How can a limited geographic focus be reconciled with the universal values we customarily ascribe to art? And if we wish to broaden our outlook, how do we select? These are urgent questions as the world becomes ever-larger and diverse voices multiply. How Far How Near is only the first step towards engaging such issues. The title of the exhibition is derived from a work recently acquired by the Stedelijk, a textile sculpture created in 2012 by Ghanaian artist Dorothy Akpene Amenuke. This prominent work, which has been attracting attention for some time in the first gallery that visitors encounter upon entering the Stedelijk, tackles the problem of cultural classifications in a world subject to the age-long domination of intercontinental trade, colonization, and migration. In addition to many photos and posters from the collection, HOW FAR HOW NEAR contains “classic” work by artists including Roger Bissière, Paul Klee, Jacques Lipchitz, and Mario Merz, and contemporary artists like Iris Kensmil, Malick Sidibé, Michael Tedja, and Vincent Vulsma. Two separate photo displays present works by Ad van Denderen, Walid Raad, Koen Wessing, and a recent acquisition by Alfredo Jaar.

Participating artists
Roger André Bissière | Mario Merz | Willi Baumeister | Jacques Lipchitz | Paul Klee | Michael Tedja | Marlene Dumas | Tito Zungu | Paul Schuitema | Malick Sidibé | Vincent Vulsma | Abdoulaye Konaté | Billie Zangewa | Godfried Donkor | Lidwien van de Ven | Iris Kensmil | Dorothy Akpene Amenuke | Meschac Gaba | Alfredo Jaar | Koen Wessing | Ad van Denderen | Walid Raad | Guy Tillim | David Goldblatt | Grapus | Gordon Parks | Cas Oorthuys | Ian Berry | Henri Cartier-Bresson | William Irwin | Ed van der Elsken | Danny Lyon | Robert Lebeck | Robert Mapplethorpe | Sem Presser | George Rodger | Eddy Posthuma de Boer | Willem Diepraam | Gerard Fieret

Debates during the Public Program

November 27, 2014: De Balie
De Wereld in de “Kunstwereld”: A debate in the context of the exhibition and Amsterdam Art Weekend.

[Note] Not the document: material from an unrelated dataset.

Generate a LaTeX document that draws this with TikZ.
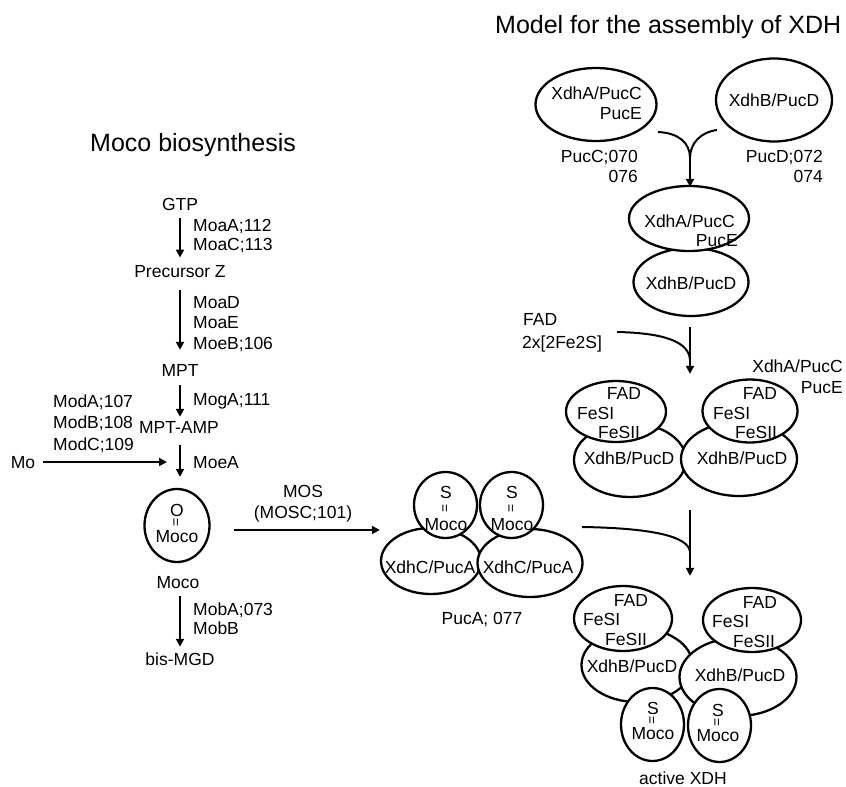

December 18, 2014: stedelijk|forum
Jonas Staal sheds light on how and why American culture came to dominate Western Europe during the Cold War. Porter McCray reflects on the role of the Museum of Modern Art in disseminating American values through modern art.

January 2015: stedelijk|forum
At the close of the exhibition, Jean-Hubert Martin discusses his exhibition Magiciens de la Terre at Centre Pompidou, of which he was formerly director.

About Global Collaborations
The exhibition How Far How Near is part of the Stedelijk Museum’s three-year project Global Collaborations, launched at the start of 2013. The project aims to achieve a well-informed and nuanced view of developments in contemporary art from a global perspective. With Global Collaborations, the Stedelijk examines advances in the visual arts throughout the world with a particular emphasis on emerging regions such as Africa, the Middle East, and Southeast Asia. The project is based on collaborative projects and connections with experimental and multifaceted art institutions. It spans exhibitions, publications, events, an online platform, and activities involving the Blikopeners.